Exercise
Search the data below for the string "Write". Extract every line that contains it.

Source material
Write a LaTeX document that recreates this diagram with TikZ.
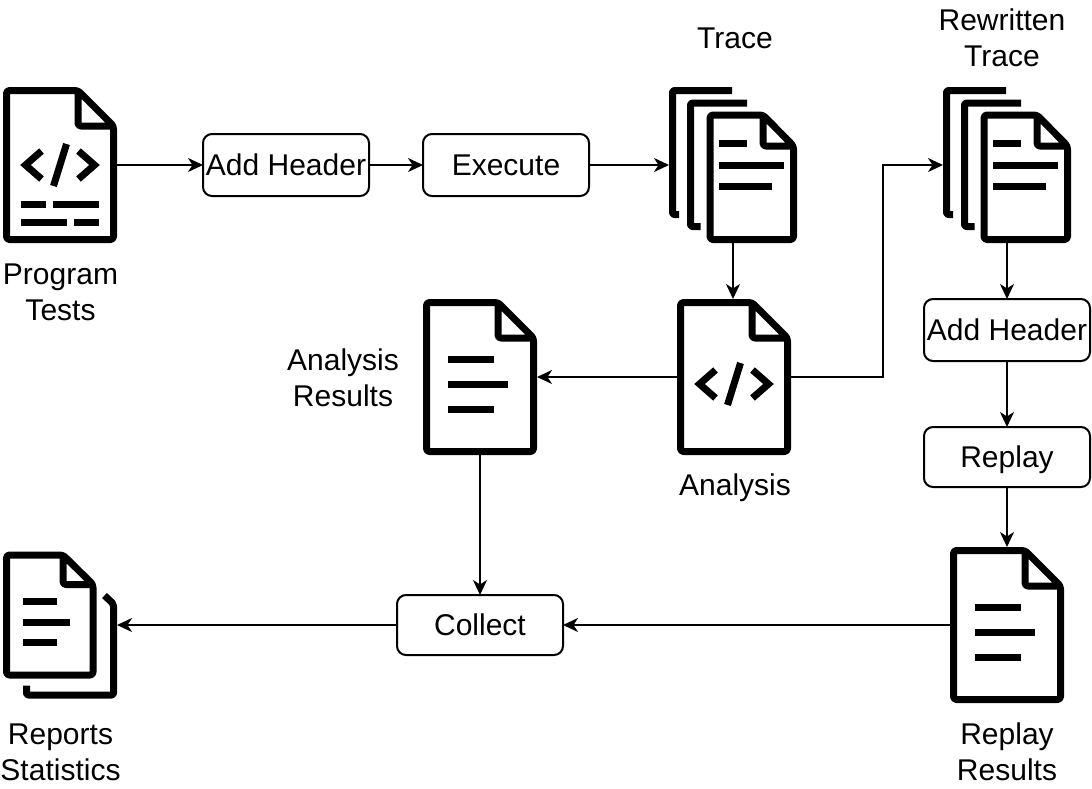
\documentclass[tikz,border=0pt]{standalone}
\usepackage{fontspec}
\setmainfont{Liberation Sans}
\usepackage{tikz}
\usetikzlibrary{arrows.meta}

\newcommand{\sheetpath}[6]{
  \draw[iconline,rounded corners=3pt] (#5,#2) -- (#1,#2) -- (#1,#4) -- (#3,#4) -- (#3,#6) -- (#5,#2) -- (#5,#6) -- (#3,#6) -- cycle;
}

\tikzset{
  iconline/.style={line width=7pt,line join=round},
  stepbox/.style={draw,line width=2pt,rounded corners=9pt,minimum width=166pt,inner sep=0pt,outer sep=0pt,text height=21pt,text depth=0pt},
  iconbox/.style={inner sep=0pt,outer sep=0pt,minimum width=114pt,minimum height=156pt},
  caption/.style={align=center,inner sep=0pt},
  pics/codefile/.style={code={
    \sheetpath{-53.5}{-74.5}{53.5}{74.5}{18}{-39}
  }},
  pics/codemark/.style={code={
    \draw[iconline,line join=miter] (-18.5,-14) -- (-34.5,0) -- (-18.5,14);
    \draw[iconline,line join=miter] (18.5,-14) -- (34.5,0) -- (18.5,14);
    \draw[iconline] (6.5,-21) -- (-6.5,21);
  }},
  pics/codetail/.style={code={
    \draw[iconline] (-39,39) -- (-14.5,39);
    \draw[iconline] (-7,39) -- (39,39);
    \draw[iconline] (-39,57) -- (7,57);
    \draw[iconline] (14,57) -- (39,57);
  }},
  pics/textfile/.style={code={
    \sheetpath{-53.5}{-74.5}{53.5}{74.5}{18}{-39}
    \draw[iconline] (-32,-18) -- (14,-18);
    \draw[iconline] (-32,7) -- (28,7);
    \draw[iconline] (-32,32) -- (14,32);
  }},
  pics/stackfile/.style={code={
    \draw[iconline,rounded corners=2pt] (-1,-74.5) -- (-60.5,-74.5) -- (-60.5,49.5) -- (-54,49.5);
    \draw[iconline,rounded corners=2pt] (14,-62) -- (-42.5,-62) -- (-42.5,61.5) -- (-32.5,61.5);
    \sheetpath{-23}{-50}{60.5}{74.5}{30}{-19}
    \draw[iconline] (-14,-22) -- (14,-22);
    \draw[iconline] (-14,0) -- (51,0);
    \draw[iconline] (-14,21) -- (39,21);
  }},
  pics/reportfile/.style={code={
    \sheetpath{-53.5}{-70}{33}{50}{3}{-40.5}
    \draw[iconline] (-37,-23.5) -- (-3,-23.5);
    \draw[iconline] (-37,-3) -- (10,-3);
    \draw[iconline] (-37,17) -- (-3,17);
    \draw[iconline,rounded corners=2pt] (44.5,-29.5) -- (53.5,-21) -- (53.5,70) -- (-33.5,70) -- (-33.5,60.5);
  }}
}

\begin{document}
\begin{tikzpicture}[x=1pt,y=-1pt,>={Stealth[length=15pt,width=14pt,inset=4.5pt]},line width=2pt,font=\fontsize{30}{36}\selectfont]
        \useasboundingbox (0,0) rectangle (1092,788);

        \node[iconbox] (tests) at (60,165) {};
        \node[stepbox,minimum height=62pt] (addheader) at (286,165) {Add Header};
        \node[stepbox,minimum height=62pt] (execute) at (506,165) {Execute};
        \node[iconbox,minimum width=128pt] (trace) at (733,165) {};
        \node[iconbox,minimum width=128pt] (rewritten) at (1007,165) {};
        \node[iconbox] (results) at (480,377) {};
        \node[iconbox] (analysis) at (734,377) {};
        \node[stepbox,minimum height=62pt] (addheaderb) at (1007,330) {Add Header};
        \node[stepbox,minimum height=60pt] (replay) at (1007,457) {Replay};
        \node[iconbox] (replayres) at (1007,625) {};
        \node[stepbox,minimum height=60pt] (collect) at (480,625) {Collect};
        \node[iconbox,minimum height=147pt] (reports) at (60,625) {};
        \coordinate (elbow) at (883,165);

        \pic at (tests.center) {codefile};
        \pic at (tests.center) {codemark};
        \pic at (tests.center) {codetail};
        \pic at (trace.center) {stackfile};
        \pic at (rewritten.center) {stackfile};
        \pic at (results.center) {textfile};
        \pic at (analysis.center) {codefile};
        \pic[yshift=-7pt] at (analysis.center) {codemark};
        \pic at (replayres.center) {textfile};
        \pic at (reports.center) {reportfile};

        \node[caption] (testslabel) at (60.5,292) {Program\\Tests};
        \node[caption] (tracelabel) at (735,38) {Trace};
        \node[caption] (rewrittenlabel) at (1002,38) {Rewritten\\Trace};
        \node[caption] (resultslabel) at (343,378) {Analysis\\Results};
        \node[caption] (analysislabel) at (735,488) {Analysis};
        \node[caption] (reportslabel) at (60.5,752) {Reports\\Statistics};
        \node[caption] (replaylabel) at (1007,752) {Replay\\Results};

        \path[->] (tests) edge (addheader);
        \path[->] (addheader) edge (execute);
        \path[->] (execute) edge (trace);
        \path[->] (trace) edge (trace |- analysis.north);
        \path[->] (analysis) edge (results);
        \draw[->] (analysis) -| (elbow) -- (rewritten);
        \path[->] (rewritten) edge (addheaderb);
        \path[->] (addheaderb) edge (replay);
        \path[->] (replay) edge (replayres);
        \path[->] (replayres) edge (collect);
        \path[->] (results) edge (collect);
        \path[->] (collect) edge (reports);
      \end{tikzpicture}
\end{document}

==

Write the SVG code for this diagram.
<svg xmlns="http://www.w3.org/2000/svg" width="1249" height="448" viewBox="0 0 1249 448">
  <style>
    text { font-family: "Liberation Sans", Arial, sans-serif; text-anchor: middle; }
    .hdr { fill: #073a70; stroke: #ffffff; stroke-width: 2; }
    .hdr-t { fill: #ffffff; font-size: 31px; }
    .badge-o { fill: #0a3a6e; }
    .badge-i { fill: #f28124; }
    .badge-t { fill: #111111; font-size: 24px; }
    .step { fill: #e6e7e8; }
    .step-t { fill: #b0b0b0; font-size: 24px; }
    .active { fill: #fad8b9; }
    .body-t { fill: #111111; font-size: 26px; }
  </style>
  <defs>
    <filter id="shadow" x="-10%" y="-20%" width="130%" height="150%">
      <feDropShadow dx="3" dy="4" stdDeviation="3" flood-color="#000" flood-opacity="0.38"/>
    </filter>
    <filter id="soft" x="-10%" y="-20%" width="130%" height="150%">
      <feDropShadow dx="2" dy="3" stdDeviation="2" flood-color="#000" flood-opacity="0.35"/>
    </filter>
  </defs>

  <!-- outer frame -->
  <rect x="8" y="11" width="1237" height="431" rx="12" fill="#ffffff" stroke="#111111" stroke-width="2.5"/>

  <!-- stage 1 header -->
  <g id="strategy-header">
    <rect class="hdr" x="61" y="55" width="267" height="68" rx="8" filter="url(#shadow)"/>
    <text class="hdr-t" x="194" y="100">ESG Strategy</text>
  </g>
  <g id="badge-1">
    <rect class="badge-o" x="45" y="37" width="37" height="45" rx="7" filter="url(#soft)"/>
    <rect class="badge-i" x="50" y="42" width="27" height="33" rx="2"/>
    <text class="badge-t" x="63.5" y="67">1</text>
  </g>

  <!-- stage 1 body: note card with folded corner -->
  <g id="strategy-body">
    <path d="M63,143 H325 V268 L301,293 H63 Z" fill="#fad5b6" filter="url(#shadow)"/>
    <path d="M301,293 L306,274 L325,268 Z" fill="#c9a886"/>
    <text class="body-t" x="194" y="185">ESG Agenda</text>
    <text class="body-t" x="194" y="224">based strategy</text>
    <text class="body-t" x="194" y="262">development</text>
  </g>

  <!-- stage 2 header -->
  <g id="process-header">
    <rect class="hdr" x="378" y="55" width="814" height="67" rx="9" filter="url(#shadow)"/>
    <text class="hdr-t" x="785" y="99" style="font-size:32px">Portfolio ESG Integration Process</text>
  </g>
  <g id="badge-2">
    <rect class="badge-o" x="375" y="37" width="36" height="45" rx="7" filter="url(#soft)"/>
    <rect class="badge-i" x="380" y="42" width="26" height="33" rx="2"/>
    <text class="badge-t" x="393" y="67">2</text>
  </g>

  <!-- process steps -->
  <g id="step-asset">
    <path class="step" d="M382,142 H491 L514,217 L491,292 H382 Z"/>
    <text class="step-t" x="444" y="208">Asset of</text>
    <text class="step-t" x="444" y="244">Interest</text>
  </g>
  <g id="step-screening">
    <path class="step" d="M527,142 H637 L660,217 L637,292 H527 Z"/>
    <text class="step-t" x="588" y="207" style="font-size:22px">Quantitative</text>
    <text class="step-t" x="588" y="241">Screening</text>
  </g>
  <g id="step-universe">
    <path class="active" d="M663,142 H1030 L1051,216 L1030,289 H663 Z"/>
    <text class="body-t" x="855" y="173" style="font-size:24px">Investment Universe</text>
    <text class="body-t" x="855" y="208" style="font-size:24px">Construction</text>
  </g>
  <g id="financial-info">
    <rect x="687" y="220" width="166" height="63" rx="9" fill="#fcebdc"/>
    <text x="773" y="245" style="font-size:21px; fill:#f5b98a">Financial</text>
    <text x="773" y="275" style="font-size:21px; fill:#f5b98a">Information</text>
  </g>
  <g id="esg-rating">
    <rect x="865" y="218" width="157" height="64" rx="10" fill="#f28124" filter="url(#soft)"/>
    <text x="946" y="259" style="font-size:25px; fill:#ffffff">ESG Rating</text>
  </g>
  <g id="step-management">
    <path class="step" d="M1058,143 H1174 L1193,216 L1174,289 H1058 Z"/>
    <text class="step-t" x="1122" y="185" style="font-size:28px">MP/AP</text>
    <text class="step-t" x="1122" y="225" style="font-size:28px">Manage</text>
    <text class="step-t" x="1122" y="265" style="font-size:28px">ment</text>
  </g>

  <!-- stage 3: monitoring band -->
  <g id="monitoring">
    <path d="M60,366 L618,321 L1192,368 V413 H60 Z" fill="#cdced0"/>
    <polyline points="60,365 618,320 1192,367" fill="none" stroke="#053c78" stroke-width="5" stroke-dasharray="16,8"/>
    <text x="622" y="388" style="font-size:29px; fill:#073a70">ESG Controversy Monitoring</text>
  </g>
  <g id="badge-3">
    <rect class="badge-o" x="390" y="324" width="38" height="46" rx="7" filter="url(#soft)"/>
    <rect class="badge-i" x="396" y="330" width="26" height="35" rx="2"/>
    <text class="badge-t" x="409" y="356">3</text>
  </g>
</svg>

Answer to the exercise
Write a LaTeX document that recreates this diagram with TikZ.
Write the SVG code for this diagram.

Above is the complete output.